# Task inputs start
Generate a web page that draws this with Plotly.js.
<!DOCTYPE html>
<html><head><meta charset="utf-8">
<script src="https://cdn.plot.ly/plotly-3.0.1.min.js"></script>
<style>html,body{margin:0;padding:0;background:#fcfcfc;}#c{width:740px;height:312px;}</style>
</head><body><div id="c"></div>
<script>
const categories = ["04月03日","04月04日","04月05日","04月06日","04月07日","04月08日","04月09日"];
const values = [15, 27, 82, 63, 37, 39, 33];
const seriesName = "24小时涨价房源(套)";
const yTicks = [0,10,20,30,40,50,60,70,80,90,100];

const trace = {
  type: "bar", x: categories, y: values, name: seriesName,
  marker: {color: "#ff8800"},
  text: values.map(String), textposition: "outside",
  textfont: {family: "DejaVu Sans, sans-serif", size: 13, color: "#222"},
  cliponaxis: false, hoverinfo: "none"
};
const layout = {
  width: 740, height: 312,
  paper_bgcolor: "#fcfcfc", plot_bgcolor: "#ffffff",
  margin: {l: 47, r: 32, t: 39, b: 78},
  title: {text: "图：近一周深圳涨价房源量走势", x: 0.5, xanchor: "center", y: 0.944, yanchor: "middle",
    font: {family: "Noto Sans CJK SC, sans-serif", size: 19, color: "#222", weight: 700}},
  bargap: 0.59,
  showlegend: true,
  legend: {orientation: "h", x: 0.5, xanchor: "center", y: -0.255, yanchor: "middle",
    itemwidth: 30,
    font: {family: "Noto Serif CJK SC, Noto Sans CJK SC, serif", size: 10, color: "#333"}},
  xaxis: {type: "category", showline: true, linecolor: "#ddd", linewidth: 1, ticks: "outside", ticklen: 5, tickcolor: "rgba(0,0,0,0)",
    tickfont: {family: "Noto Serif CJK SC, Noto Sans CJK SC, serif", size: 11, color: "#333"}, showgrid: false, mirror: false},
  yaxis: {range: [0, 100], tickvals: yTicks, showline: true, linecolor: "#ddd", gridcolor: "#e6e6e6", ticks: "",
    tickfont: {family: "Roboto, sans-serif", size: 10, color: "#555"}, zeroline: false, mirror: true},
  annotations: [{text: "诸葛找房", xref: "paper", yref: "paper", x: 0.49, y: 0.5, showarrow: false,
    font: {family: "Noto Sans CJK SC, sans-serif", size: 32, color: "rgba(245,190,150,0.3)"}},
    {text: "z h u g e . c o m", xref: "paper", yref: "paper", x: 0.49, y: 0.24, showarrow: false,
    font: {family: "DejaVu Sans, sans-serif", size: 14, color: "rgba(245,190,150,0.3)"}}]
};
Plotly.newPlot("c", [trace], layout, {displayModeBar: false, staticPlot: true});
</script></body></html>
# Task inputs end
# Task inputs start
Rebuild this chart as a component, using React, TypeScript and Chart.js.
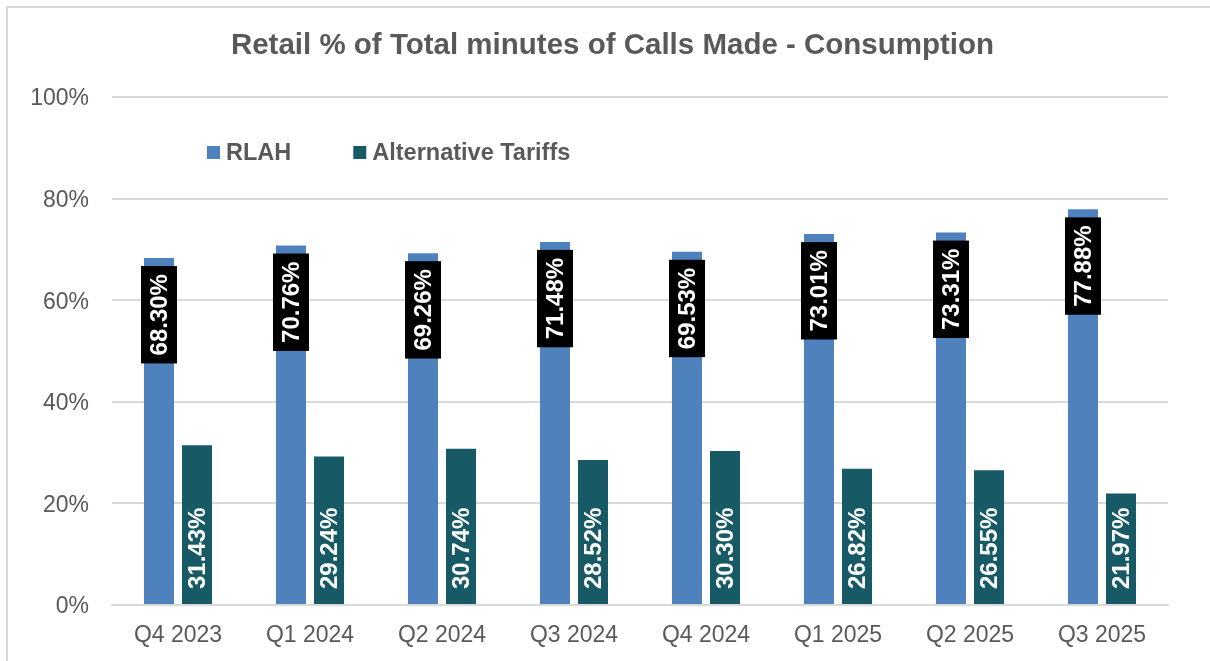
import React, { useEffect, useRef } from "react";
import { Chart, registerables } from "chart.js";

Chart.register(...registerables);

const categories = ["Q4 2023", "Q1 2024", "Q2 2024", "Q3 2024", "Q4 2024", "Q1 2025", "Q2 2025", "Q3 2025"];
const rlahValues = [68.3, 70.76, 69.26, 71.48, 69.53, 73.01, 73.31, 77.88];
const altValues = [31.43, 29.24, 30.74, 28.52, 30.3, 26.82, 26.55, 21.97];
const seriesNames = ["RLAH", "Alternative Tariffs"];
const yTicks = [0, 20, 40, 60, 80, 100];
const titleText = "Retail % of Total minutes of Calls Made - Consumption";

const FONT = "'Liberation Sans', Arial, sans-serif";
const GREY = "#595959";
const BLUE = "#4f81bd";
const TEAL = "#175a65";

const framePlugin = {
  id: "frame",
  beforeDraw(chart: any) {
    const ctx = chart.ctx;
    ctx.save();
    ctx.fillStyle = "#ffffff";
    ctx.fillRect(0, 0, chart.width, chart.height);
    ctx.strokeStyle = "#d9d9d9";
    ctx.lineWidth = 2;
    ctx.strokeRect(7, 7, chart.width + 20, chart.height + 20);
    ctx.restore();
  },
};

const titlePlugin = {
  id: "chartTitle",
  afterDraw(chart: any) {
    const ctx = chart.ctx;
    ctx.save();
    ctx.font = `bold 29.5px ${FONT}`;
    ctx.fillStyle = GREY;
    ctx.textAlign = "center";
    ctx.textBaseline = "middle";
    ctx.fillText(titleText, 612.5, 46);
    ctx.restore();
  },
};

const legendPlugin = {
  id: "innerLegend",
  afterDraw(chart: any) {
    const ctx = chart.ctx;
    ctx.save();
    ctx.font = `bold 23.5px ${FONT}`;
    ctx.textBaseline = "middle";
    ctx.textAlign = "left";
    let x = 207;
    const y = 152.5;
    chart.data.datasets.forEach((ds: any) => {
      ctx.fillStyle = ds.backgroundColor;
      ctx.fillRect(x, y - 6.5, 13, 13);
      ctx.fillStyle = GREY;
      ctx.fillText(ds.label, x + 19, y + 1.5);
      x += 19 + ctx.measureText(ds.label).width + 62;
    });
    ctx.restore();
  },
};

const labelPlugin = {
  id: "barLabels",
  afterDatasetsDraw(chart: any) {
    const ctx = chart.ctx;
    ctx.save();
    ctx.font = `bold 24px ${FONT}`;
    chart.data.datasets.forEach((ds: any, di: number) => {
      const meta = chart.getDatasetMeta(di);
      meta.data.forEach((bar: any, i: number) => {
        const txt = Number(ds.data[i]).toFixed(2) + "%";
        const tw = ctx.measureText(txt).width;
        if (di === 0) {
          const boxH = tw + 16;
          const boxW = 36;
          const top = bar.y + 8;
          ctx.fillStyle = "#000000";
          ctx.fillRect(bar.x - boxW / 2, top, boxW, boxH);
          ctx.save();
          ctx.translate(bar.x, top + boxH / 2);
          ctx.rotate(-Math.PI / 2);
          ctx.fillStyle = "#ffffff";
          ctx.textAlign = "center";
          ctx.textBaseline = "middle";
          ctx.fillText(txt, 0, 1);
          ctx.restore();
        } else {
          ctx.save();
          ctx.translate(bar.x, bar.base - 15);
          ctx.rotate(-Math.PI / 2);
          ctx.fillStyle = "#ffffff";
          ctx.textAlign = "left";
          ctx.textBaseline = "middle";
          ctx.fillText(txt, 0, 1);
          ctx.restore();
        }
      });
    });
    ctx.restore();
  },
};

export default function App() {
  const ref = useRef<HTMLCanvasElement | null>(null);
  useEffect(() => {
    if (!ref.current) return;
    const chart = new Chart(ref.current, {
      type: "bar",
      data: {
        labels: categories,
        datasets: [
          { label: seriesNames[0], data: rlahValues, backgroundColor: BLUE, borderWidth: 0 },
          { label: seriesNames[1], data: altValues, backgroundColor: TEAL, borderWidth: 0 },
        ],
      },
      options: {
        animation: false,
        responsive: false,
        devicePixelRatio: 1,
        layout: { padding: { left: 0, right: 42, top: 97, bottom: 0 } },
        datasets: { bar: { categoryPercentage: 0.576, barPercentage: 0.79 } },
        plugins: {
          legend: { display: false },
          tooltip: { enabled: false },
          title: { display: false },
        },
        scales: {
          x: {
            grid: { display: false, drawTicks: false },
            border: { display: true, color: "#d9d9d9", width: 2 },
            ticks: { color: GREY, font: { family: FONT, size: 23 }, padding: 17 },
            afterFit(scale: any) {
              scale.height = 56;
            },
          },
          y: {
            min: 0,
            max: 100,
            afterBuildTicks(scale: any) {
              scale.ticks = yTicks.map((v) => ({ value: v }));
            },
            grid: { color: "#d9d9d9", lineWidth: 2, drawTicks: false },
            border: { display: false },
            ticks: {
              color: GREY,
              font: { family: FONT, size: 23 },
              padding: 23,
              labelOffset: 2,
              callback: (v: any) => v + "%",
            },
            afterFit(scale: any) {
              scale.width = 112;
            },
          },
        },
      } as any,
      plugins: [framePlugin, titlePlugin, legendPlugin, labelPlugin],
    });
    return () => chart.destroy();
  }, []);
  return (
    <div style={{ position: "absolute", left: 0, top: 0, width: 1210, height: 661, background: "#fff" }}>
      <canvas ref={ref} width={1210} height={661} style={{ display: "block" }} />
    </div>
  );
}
# Task inputs end
# Task inputs start
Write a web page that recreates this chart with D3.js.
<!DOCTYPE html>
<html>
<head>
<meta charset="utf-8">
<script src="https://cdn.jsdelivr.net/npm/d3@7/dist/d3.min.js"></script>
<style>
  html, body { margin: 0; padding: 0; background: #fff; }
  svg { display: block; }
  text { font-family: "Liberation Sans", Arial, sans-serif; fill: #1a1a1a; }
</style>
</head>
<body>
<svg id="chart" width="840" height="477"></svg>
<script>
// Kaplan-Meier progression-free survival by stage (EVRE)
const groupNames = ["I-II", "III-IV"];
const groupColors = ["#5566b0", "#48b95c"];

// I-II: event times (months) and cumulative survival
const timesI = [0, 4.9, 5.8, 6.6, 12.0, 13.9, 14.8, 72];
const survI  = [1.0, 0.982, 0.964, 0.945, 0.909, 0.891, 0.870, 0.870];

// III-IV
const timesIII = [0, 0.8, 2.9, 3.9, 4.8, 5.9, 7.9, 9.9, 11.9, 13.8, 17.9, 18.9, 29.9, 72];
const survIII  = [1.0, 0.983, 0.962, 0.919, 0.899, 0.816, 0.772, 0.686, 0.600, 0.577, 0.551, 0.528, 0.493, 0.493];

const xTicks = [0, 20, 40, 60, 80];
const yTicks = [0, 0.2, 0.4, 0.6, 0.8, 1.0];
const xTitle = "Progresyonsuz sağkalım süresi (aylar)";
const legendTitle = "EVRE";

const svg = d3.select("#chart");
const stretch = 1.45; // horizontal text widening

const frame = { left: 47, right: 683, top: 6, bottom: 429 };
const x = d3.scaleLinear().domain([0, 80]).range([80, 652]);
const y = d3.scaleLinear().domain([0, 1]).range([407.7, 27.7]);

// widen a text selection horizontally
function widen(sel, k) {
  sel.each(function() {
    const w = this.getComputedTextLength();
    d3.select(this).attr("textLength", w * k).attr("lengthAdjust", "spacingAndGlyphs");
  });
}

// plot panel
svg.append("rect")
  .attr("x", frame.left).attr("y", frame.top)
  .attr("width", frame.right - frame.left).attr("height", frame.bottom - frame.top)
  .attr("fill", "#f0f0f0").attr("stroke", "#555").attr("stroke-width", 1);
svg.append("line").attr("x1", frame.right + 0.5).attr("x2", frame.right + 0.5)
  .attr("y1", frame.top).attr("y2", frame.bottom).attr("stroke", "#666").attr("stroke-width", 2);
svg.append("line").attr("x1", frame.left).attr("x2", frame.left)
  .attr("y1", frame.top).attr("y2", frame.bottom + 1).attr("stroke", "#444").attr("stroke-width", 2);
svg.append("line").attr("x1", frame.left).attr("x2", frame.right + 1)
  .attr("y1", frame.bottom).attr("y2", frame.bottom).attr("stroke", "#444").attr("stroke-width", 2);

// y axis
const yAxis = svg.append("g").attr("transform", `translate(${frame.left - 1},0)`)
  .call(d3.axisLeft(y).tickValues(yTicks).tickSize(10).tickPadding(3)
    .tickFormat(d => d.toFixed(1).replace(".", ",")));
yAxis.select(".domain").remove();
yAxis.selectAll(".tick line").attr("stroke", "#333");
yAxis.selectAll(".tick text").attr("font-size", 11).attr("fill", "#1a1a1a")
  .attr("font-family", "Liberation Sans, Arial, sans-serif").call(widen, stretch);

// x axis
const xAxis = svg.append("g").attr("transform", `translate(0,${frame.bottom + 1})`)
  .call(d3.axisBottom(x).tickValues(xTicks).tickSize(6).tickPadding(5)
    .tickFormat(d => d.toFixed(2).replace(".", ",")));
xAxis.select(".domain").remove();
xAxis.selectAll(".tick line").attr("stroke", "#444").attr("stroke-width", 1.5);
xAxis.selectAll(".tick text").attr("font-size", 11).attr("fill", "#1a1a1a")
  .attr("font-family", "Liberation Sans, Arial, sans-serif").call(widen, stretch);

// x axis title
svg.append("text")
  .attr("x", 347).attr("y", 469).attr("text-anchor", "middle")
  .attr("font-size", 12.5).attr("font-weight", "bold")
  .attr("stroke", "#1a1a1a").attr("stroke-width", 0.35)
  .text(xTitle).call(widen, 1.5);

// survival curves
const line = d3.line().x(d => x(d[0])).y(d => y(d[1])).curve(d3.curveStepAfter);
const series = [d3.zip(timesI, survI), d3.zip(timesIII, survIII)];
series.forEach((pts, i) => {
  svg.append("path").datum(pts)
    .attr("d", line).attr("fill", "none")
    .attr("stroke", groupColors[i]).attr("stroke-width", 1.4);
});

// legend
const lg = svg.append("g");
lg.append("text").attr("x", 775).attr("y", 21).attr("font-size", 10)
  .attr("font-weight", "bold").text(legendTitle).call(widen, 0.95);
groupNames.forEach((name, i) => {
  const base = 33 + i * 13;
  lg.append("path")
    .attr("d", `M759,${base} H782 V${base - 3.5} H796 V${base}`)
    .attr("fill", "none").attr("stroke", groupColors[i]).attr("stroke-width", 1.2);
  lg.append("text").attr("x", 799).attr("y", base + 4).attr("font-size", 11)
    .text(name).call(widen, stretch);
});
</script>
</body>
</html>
# Task inputs end
> _Problem to solve_:
Both the line with "Generate a web" and the line with "const yTicks = [0,10,20,30,40,50,60,70,80,90,100];" belong in the answer; write them out exactly, with every line between.

> _Written reply_:
Generate a web page that draws this with Plotly.js.
<!DOCTYPE html>
<html><head><meta charset="utf-8">
<script src="https://cdn.plot.ly/plotly-3.0.1.min.js"></script>
<style>html,body{margin:0;padding:0;background:#fcfcfc;}#c{width:740px;height:312px;}</style>
</head><body><div id="c"></div>
<script>
const categories = ["04月03日","04月04日","04月05日","04月06日","04月07日","04月08日","04月09日"];
const values = [15, 27, 82, 63, 37, 39, 33];
const seriesName = "24小时涨价房源(套)";
const yTicks = [0,10,20,30,40,50,60,70,80,90,100];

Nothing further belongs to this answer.